Le phénomène “Quatre-mi” remonte avant l’Indépendance même, plus précisément dans les années 40-50. Après la Seconde guerre mondiale, pour des raisons nécessairement économiques, des familles originaires des districts périphériques et des provinces viennent dans l’échiquier urbain de la Capitale, dans l’espoir de trouver un avenir meilleur. Faute de revenus stables, dans leur mode d’insertion urbaine, elles s’installent dans des terrains accidentés ou insalubres, loin de la surveillance du pouvoir public qui se montre inerte et impuissant face à cette situation. Ceux qui ne peuvent pas s’installer sur un terrain public, dans leur démarche d’occupation illicite, construisent des abris de fortune sur les digues ou des sites accidentés. Certains envahissent même le centre-ville la nuit par des petites installations à côté des grands bâtiments, dans ou près du jardin public. Ils forment le groupe de personnes vulnérables appelées “Quatre-mi”. Ce vocable est apparu sous le régime socialiste du président Didier Ratsiraka pour désigner les personnes en situation de pauvreté qui vivent dans les rues.

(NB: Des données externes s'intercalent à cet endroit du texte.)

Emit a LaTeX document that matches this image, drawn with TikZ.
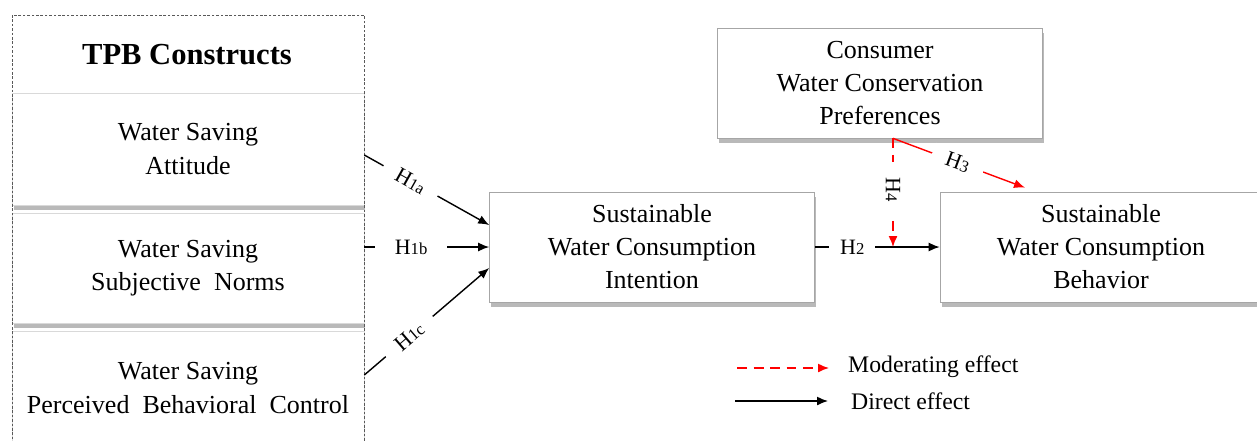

L’indépendance des anciens Territoires d’Outre-mer ouvre de nouveaux terrains d’action et de nouveaux marchés pour les filiales de bureau d’études d’aménagement urbain et les entreprises de constructions françaises. À Madagascar, l’urbanisation a progressé très rapidement, notamment après la Seconde guerre mondiale. De plus en plus accentuée après l’Indépendance, cette situation interpelle le gouvernement malgache en soutenant une politique urbaine « moderne » avec l’appui de la France. Les services d’aide française sont sollicités, et en contrepartie, des privilèges sont accordés aux entreprises françaises à travers les marchés d’études et les travaux d’urbanisme. Ce qui montre donc que les anciens TOM, comme Madagascar, promettent non seulement de nouveaux marchés en faveur de l’intérêt de la France, mais constituent également un terrain de transmission de savoir-faire sur tous les plans: technique, juridique, architectural.
Par ailleurs, la ville d’Antananarivo hérite des formes issues de l’appareil de commandement politique et économique de la période coloniale. Dans le contexte du nouveau statut d’État indépendant, les bâtiments militaires et administratifs sont transférés aux nouvelles autorités ayant généralement conservé leurs usages et leurs fonctions. Cependant, des nouvelles constructions sont implantées pour répondre à certains besoins spécifiques. Les bâtiments privés religieux, et surtout commerciaux ou industriels sont le plus souvent restés dans les mains de leurs propriétaires et/ou utilisateurs initiaux.
La période de la Ière République malgache est marquée par une politique qui cherche à lier étroitement planification économique et aménagement urbain planifié. C’est-à-dire que l’effort d’urbanisme doit être intégré dans les objectifs de développement économique du pays. En effet, le gouvernement de Tsiranana opte pour la gestion des villes comme une politique systématique de centralisation administrative et financière. La politique en gestion urbaine et en matière de développement territorial est entièrement soumise aux décisions de l’Etat.